En este sentido, la importancia del cuerpo es tal, que llega a ser verdadero “Templo” del ES: “¿O no sabéis que vuestro cuerpo es Templo (Santuario) del Espíritu Santo?” (cfr. 1 Cor 6,19).
b) La fuerza interior o “potencia”:
En los evangelios sinópticos el término “dunamis” (potencia, poder) expresa corrientemente los milagros. Más en San Pablo este término no designa de modo habitual los milagros. Pablo habla más bien de su acción apostólica que se realiza por el “poder de Dios” (cfr. 1 Cor 2,5; 2 Cor 6,7), o del “Espíritu de Dios” (cfr. Rm 15,19), o bien con la mención explícita del Espíritu Santo, como se hace en la primera epístola a los Tesalonicenses: “Ya que os fue predicado nuestro Evangelio no sólo con palabras sino con también con Poder y con el Espíritu Santo…”.
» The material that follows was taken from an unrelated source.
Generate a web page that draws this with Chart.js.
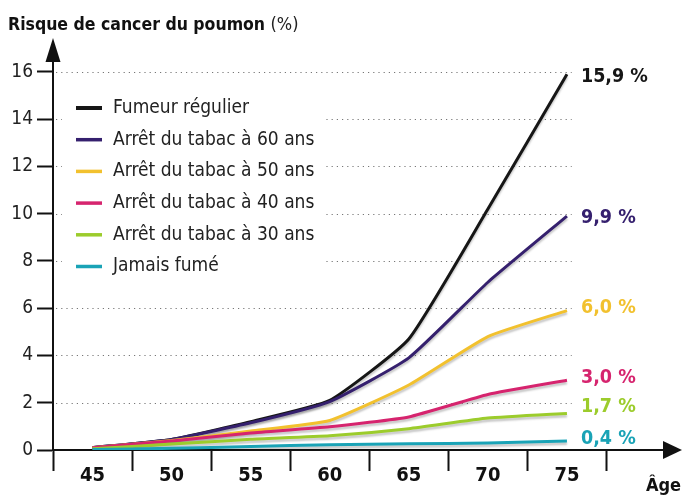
<!DOCTYPE html>
<html lang="fr">
<head>
<meta charset="UTF-8">
<title>Risque de cancer du poumon</title>
<script src="https://cdn.jsdelivr.net/npm/chart.js"></script>
<style>
  body { margin: 0; background: #fff; }
  .wrap { position: relative; width: 683px; height: 497px; }
</style>
</head>
<body>
<div class="wrap"><canvas id="chart"></canvas></div>
<script>
// ages (x) and risk in % (y)
const ages = [45, 50, 55, 60, 65, 70, 75];
const tickMarks = [42.5, 47.5, 52.5, 57.5, 62.5, 67.5, 72.5, 77.5];
const yTicks = [0, 2, 4, 6, 8, 10, 12, 14, 16];

const seriesNames = ['Fumeur régulier', 'Arrêt du tabac à 60 ans', 'Arrêt du tabac à 50 ans',
                     'Arrêt du tabac à 40 ans', 'Arrêt du tabac à 30 ans', 'Jamais fumé'];
const fumeur   = [0.1, 0.45, 1.2, 2.1, 4.7, 10.2, 15.9];
const arret60  = [0.1, 0.45, 1.15, 2.05, 3.9, 7.1, 9.9];
const arret50  = [0.1, 0.4, 0.8, 1.25, 2.75, 4.8, 5.9];
const arret40  = [0.1, 0.38, 0.72, 0.98, 1.4, 2.35, 2.95];
const arret30  = [0.05, 0.25, 0.45, 0.6, 0.9, 1.35, 1.55];
const jamais   = [0.02, 0.07, 0.15, 0.22, 0.26, 0.3, 0.38];
const endLabels = ['15,9 %', '9,9 %', '6,0 %', '3,0 %', '1,7 %', '0,4 %'];

const colors = ['#161616', '#35206e', '#f2c12e', '#d6246e', '#9ccc2c', '#1aa3b6'];
const labelNudge = [3, 2, -3, -2, -6, -2];
const FONT = '"Liberation Sans Narrow", "DejaVu Sans Condensed", "Open Sans", sans-serif';

const allSeries = [fumeur, arret60, arret50, arret40, arret30, jamais];

const datasets = allSeries.map((vals, i) => ({
  label: seriesNames[i],
  data: ages.map((a, j) => ({ x: a, y: vals[j] })),
  borderColor: colors[i],
  borderWidth: 3,
  pointRadius: 0,
  tension: 0.15,
  fill: false
})).reverse(); // draw black last (on top)

const decor = {
  id: 'decor',
  beforeDatasetsDraw(chart) {
    const { ctx, scales: { x, y } } = chart;
    ctx.save();
    // dotted gridlines
    ctx.strokeStyle = '#777';
    ctx.lineWidth = 1.2;
    ctx.setLineDash([1.2, 4]);
    yTicks.filter(v => v > 0).forEach(v => {
      const py = Math.round(y.getPixelForValue(v)) + 0.5;
      ctx.beginPath();
      ctx.moveTo(x.getPixelForValue(42.5) + 3, py);
      ctx.lineTo(x.getPixelForValue(75.3), py);
      ctx.stroke();
    });
    ctx.setLineDash([]);
    // legend
    ctx.fillStyle = '#fff';
    ctx.fillRect(62, 90, 262, 192);
    ctx.font = '19px ' + FONT;
    ctx.textBaseline = 'middle';
    seriesNames.forEach((name, i) => {
      const ly = 108 + i * 31.7;
      ctx.strokeStyle = colors[i];
      ctx.lineWidth = i === 0 ? 4 : 3.5;
      ctx.beginPath();
      ctx.moveTo(76, ly);
      ctx.lineTo(102, ly);
      ctx.stroke();
      ctx.fillStyle = '#222';
      ctx.fillText(name, 113, ly);
    });
    ctx.restore();
  },
  beforeDatasetDraw(chart) {
    const ctx = chart.ctx;
    ctx.save();
    ctx.shadowColor = 'rgba(0,0,0,0.22)';
    ctx.shadowOffsetY = 2.5;
    ctx.shadowBlur = 2;
  },
  afterDatasetDraw(chart) {
    chart.ctx.restore();
  },
  afterDraw(chart) {
    const { ctx, chartArea: ca, scales: { x, y } } = chart;
    ctx.save();
    ctx.fillStyle = '#111';
    // arrows
    const ax = x.getPixelForValue(42.5);
    ctx.beginPath();
    ctx.moveTo(ax, 38);
    ctx.lineTo(ax - 7.5, ca.top + 12);
    ctx.lineTo(ax + 7.5, ca.top + 12);
    ctx.closePath();
    ctx.fill();
    const ay = y.getPixelForValue(0);
    ctx.beginPath();
    ctx.moveTo(682, ay);
    ctx.lineTo(ca.right - 2, ay - 9);
    ctx.lineTo(ca.right - 2, ay + 9);
    ctx.closePath();
    ctx.fill();
    // title
    ctx.textBaseline = 'alphabetic';
    ctx.font = 'bold 17.5px ' + FONT;
    const t1 = 'Risque de cancer du poumon ';
    ctx.fillText(t1, 8, 30);
    const w = ctx.measureText(t1).width;
    ctx.font = '18px ' + FONT;
    ctx.fillStyle = '#222';
    ctx.fillText('(%)', 8 + w, 30);
    // end labels
    ctx.font = 'bold 19.5px ' + FONT;
    ctx.textBaseline = 'middle';
    allSeries.forEach((vals, i) => {
      const px = x.getPixelForValue(ages[ages.length - 1]);
      const py = y.getPixelForValue(vals[vals.length - 1]);
      ctx.fillStyle = colors[i];
      ctx.fillText(endLabels[i], px + 14, py + labelNudge[i]);
    });
    // axis title
    ctx.fillStyle = '#111';
    ctx.font = 'bold 18px ' + FONT;
    ctx.textAlign = 'right';
    ctx.fillText('Âge', 681, 486);
    ctx.restore();
  }
};

new Chart(document.getElementById('chart'), {
  type: 'line',
  data: { datasets },
  options: {
    responsive: true,
    maintainAspectRatio: false,
    animation: false,
    layout: { padding: { top: 50, right: 18, left: 0, bottom: 0 } },
    plugins: { legend: { display: false }, tooltip: { enabled: false } },
    scales: {
      x: {
        type: 'linear',
        min: 42.5,
        max: 81.2,
        afterFit: s => { s.height = 47; },
        afterBuildTicks: s => {
          s.ticks = tickMarks.concat(ages).sort((a, b) => a - b).map(v => ({ value: v }));
        },
        border: { display: true, color: '#111', width: 2 },
        grid: {
          drawOnChartArea: false,
          tickLength: 21,
          tickWidth: 2,
          tickColor: c => (c.tick && c.tick.value % 5 === 0) ? 'rgba(0,0,0,0)' : '#111'
        },
        ticks: {
          autoSkip: false,
          maxRotation: 0,
          minRotation: 0,
          padding: -7,
          color: '#111',
          font: { family: FONT, size: 20, weight: 'bold' },
          callback: v => ages.includes(v) ? String(v) : ''
        }
      },
      y: {
        min: 0,
        max: 16.93,
        afterFit: s => { s.width = 53; },
        afterBuildTicks: s => { s.ticks = yTicks.map(v => ({ value: v })); },
        border: { display: true, color: '#111', width: 2 },
        grid: { drawOnChartArea: false, tickLength: 16, tickWidth: 2, tickColor: '#111' },
        ticks: {
          padding: 4,
          color: '#222',
          font: { family: FONT, size: 19 }
        }
      }
    }
  },
  plugins: [decor]
});
</script>
</body>
</html>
c) Unidad en la diversidad:
La primera y fundamental unidad es la que se da en Cristo Jesús para todos los creyentes, quienes ya no están más separados por su procedencia, raza, etc. (cfr. Gal 3,26-28). Ahora bien, quien hace posible esta unidad de individuos tan diversos es justamente el Espíritu de Dios, que regenera al creyente para transformarlo en hijo respecto a Dios y hermano para los demás creyentes. Esta acción del Espíritu se manifiesta de modos diversos, por ejemplo con carismas y dones diversos, más el Espíritu es siempre el mismo, como dirá el Apóstol a los Corintios: “Hay diversidad de carismas, pero el Espíritu es el mismo”. La importancia de preservar dicha unidad producida por el Espíritu Santo es tal, que merece del Apóstol una recomendación especial, como aquella que hará a los Efesios: “…poniendo empeño en conservar la unidad del Espíritu con el vínculo de la paz. Un solo Cuerpo y un solo Espíritu, como una es la esperanza a la cual habéis sido llamados”.
Finalmente, cabe mencionar la descripción paulina de los “frutos” del ES, incluida en el catecismo tradicional: “El fruto del Espíritu es amor, alegría, paz, paciencia, afabilidad, bondad, fidelidad, mansedumbre, dominio de si…” (cfr. Gal 5,22).